UK, 1949, 84 minutes, Black and white.
Stanley Holloway, Betty Warren, Barbara Murray, John Slater, Jane Hylton, Hermione Baddeley, Margaret Rutherford.
Directed by Henry Cornelius.

Passport to Pimlico was one of the earliest comedy successes of the Ealing Studios. With directors like Robert Hamer, Henry Cornelius, who made this film and Charles Crichton, under the presidency of Sir Michael Balcon, the studios made a series of comedies which are notable in the history of cinema. They made a great mark in the revival of the British film industry in the forties and fifties. Stars like Stanley Holloway, Margaret Rutherford and especially Alec Guinness worked to the fore in these films. They took local situations and crisp dialogue and humorous, even farcical, situations which appealed to British audiences but also were accessible to audiences all over the world. They seem somewhat dated now in their issues and in their background. However they still stand as gems of English comedy reflecting the genius of the English humour and reflecting the atmosphere of the time.

1. How successful a comedy was this? What is the purpose of comedy? laughter, insight via the foibles of human nature? If this is so, how successful a comedy was this? Why?

2. How satirical was this comedy? The satire on the English? The Londoners, the post-World War II situation, independence, authority? How effective was the satire? Was it too black or was it just right? How does it seem so much later?

3. Comment on the style of the film, the black and white photography, the location photography, the use of music, the humorous criteria, situations, humorous characters? Were the characters persons or caricatures? The presentation of small incidents, as giving insights into persons and situations? Small sequences of comedy?

4. What did the film have to say about England and the war? About Britain after the war? the impact of the war and post-war footing?

5. How well did the film show ordinary people in London? In their jobs and work, the city's meetings, the projects for parks, life in the various homes, the children playing in the ruins, the attitude of the parents about the bomb, the bomb going off, the finding of the money? Were these people presented sympathetically or not? Or something of both?

6. What did the film have to say about managing independence? The fact that the people of Pimlico so readily seceded from England? What did this say about English independence and attitudes? How humorously?

7. What did the film show of human greed, the finding of the treasure? various claims, the way that Pimlico became Burgundy?
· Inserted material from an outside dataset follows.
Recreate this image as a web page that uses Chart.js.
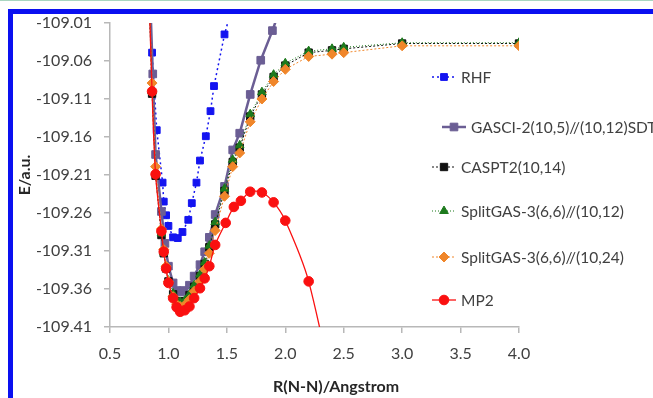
<!DOCTYPE html>
<html>
<head>
<meta charset="utf-8">
<script src="https://cdn.jsdelivr.net/npm/chart.js@4.4.1/dist/chart.umd.min.js"></script>
<style>
  html, body { margin: 0; padding: 0; background: #fff; }
  #wrap { position: relative; width: 653px; height: 398px; overflow: hidden; }
  canvas { position: absolute; left: 0; top: 0; }
  .edge { position: absolute; background: #0a10f0; }
  #topline { position: absolute; left: 0; top: 0; width: 653px; height: 1px; background: #a9d6c0; }
</style>
</head>
<body>
<div id="wrap">
  <canvas id="grafico" width="653" height="398"></canvas>
  <div id="topline"></div>
  <div class="edge" style="left:8px;top:9px;width:645px;height:5px"></div>
  <div class="edge" style="left:8px;top:9px;width:5px;height:389px"></div>
</div>
<script>
// eixos
const xTicks = [0.5, 1.0, 1.5, 2.0, 2.5, 3.0, 3.5, 4.0];
const yTicks = [-109.41, -109.36, -109.31, -109.26, -109.21, -109.16, -109.11, -109.06, -109.01];

const nomes = ['RHF', 'GASCI-2(10,5)//(10,12)SDT', 'CASPT2(10,14)', 'SplitGAS-3(6,6)//(10,12)', 'SplitGAS-3(6,6)//(10,24)', 'MP2'];

// RHF
const rhfR = [0.86, 0.90, 0.95, 0.96, 0.98, 1.00, 1.04, 1.08, 1.12, 1.17, 1.20, 1.24, 1.27, 1.32, 1.36, 1.39, 1.48, 1.60];
const rhfE = [-109.049, -109.151, -109.220, -109.245, -109.263, -109.277, -109.292, -109.293, -109.285, -109.269, -109.247, -109.220, -109.191, -109.159, -109.126, -109.093, -109.025, -108.958];

// GASCI
const gasciR = [0.80, 0.866, 0.89, 0.94, 0.97, 1.00, 1.04, 1.07, 1.10, 1.13, 1.18, 1.22, 1.27, 1.31, 1.35, 1.40, 1.48, 1.55, 1.61, 1.70, 1.79, 1.89, 2.00];
const gasciE = [-108.78, -109.077, -109.183, -109.258, -109.300, -109.330, -109.352, -109.362, -109.364, -109.362, -109.355, -109.343, -109.328, -109.311, -109.292, -109.262, -109.225, -109.177, -109.155, -109.104, -109.059, -109.020, -108.972];

// CASPT2
const casR = [0.80, 0.86, 0.89, 0.94, 0.96, 0.98, 1.00, 1.04, 1.07, 1.10, 1.14, 1.18, 1.22, 1.27, 1.31, 1.35, 1.40, 1.48, 1.55, 1.61, 1.70, 1.80, 1.90, 2.00, 2.20, 2.40, 2.50, 3.00, 4.00];
const casE = [-108.80, -109.103, -109.211, -109.289, -109.313, -109.333, -109.350, -109.367, -109.376, -109.378, -109.376, -109.368, -109.357, -109.343, -109.327, -109.305, -109.275, -109.231, -109.193, -109.174, -109.133, -109.104, -109.081, -109.066, -109.049, -109.046, -109.044, -109.037, -109.037];

// SplitGAS (10,12)
const sg12R = [0.80, 0.86, 0.89, 0.94, 0.96, 0.98, 1.00, 1.04, 1.07, 1.10, 1.14, 1.18, 1.22, 1.27, 1.31, 1.35, 1.40, 1.48, 1.55, 1.61, 1.70, 1.80, 1.90, 2.00, 2.20, 2.40, 2.50, 3.00, 4.00];
const sg12E = [-108.80, -109.100, -109.208, -109.287, -109.312, -109.332, -109.349, -109.366, -109.375, -109.377, -109.375, -109.367, -109.355, -109.341, -109.325, -109.303, -109.272, -109.228, -109.190, -109.171, -109.130, -109.101, -109.078, -109.063, -109.047, -109.044, -109.042, -109.036, -109.036];

// SplitGAS (10,24)
const sg24R = [0.80, 0.86, 0.89, 0.94, 0.96, 0.98, 1.00, 1.04, 1.07, 1.10, 1.14, 1.18, 1.22, 1.27, 1.31, 1.35, 1.40, 1.48, 1.55, 1.61, 1.70, 1.80, 1.90, 2.00, 2.20, 2.40, 2.50, 3.00, 4.00];
const sg24E = [-108.79, -109.089, -109.199, -109.281, -109.308, -109.330, -109.350, -109.370, -109.380, -109.383, -109.381, -109.374, -109.363, -109.350, -109.334, -109.313, -109.283, -109.238, -109.199, -109.181, -109.140, -109.110, -109.087, -109.071, -109.054, -109.051, -109.049, -109.040, -109.040];

// MP2
const mp2R = [0.80, 0.86, 0.89, 0.94, 0.96, 0.98, 1.00, 1.04, 1.07, 1.10, 1.14, 1.18, 1.22, 1.27, 1.31, 1.35, 1.40, 1.49, 1.56, 1.62, 1.70, 1.80, 1.90, 2.00, 2.20, 2.50];
const mp2E = [-108.80, -109.100, -109.209, -109.284, -109.311, -109.333, -109.352, -109.372, -109.384, -109.390, -109.388, -109.383, -109.372, -109.359, -109.346, -109.330, -109.302, -109.273, -109.252, -109.244, -109.232, -109.233, -109.246, -109.270, -109.350, -109.560];

const pontos = (rs, es) => rs.map((r, i) => ({ x: r, y: es[i] }));

const fonte = 'Lato, "Open Sans", sans-serif';
const corTexto = '#404040';
const corEixo = '#b8b8b8';

function serie(i, dados, cor, estilo, raio, largura, tracejado, ordem, tensao) {
  return {
    label: nomes[i],
    data: dados,
    borderColor: cor,
    backgroundColor: cor,
    pointBackgroundColor: cor,
    pointBorderColor: cor,
    pointBorderWidth: 1,
    pointStyle: estilo,
    pointRadius: raio,
    pointHoverRadius: raio,
    borderWidth: largura,
    borderDash: tracejado,
    tension: tensao || 0,
    order: ordem,
    showLine: true
  };
}

const datasets = [
  serie(0, pontos(rhfR, rhfE), '#1414f0', 'rect', 4.8, 1.5, [2, 3], 6),
  serie(1, pontos(gasciR, gasciE), '#6b5e94', 'rect', 5.4, 2.5, [], 5),
  serie(2, pontos(casR, casE), '#111111', 'rect', 5.2, 1, [2, 2], 4),
  serie(3, pontos(sg12R, sg12E), '#1d7a1d', 'triangle', 5, 1, [1, 2], 3),
  serie(4, pontos(sg24R, sg24E), '#f0862a', 'rectRot', 5, 1, [2, 2], 2),
  serie(5, pontos(mp2R, mp2E), '#fa1010', 'circle', 4.8, 1.3, [], 1, 0.3)
];

// legenda e titulos dos eixos desenhados a mao
const legendaY = [77, 127, 167, 211, 257, 300];
const pluginLegenda = {
  id: 'legendaExcel',
  afterDraw(chart) {
    const ctx = chart.ctx;
    ctx.save();
    datasets.forEach((ds, i) => {
      const y = legendaY[i];
      const x1 = i === 1 ? 442 : 432;
      const x2 = x1 + 24;
      ctx.beginPath();
      ctx.strokeStyle = ds.borderColor;
      ctx.lineWidth = ds.borderWidth;
      ctx.setLineDash(ds.borderDash);
      ctx.moveTo(x1, y);
      ctx.lineTo(x2, y);
      ctx.stroke();
      ctx.setLineDash([]);
      ctx.fillStyle = ds.borderColor;
      ctx.strokeStyle = ds.borderColor;
      ctx.lineWidth = 1;
      Chart.helpers.drawPoint(ctx, { pointStyle: ds.pointStyle, radius: ds.pointRadius, rotation: 0, borderWidth: 1 }, (x1 + x2) / 2, y);
      ctx.fillStyle = corTexto;
      ctx.font = '15.5px ' + fonte;
      ctx.textBaseline = 'middle';
      ctx.textAlign = 'left';
      ctx.fillText(ds.label, x2 + 5, y + 1);
    });

    ctx.fillStyle = '#262626';
    ctx.font = 'bold 16px ' + fonte;
    ctx.textAlign = 'center';
    ctx.textBaseline = 'middle';
    ctx.fillText('R(N-N)/Angstrom', 336, 387);
    ctx.translate(25, 175);
    ctx.rotate(-Math.PI / 2);
    ctx.fillText('E/a.u.', 0, 0);
    ctx.restore();
  }
};

new Chart(document.getElementById('grafico'), {
  type: 'scatter',
  data: { datasets },
  options: {
    responsive: false,
    devicePixelRatio: 1,
    animation: false,
    events: [],
    layout: { padding: { left: 0, top: 23, right: 134, bottom: 0 } },
    plugins: {
      legend: { display: false },
      tooltip: { enabled: false }
    },
    scales: {
      x: {
        type: 'linear',
        min: 0.5,
        max: 4.0,
        afterBuildTicks: s => { s.ticks = xTicks.map(v => ({ value: v })); },
        afterFit: s => { s.height = 71; },
        ticks: {
          color: corTexto,
          font: { family: fonte, size: 16 },
          padding: 11,
          callback: v => v.toFixed(1)
        },
        grid: { display: true, drawOnChartArea: false, drawTicks: true, tickLength: 6, color: corEixo, lineWidth: 1.5 },
        border: { display: true, color: corEixo, width: 1.5 }
      },
      y: {
        type: 'linear',
        min: -109.41,
        max: -109.01,
        afterBuildTicks: s => { s.ticks = yTicks.map(v => ({ value: v })); },
        afterFit: s => { s.width = 110; },
        ticks: {
          color: corTexto,
          font: { family: fonte, size: 16 },
          padding: 12,
          callback: v => v.toFixed(2)
        },
        grid: { display: true, drawOnChartArea: false, drawTicks: true, tickLength: 6, color: corEixo, lineWidth: 1.5 },
        border: { display: true, color: corEixo, width: 1.5 }
      }
    }
  },
  plugins: [pluginLegenda]
});
</script>
</body>
</html>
The greed in storing up things in Pimlico, plunderers trying to get into Pimlico? the fact that a war could come from this kind of greed even within London?

8. How satirical was the film on bureaucracy? The ineffectiveness of the British Government? Their devices for being at war? their attempts to trick them? contrast then between the Londoners being sympathetic - eg their throwing the food over the wire?

9. The humour of the professor and her claims about Burgundy? Margaret Rutherford's contribution to the film?

10. Comment on the clashes of personality in the film? More irony and humour? Yet their reality?

11. Which details of the film were most impressive? Which allegorisations were most telling?

12. Why could this film be considered a classic of English comedy. Why?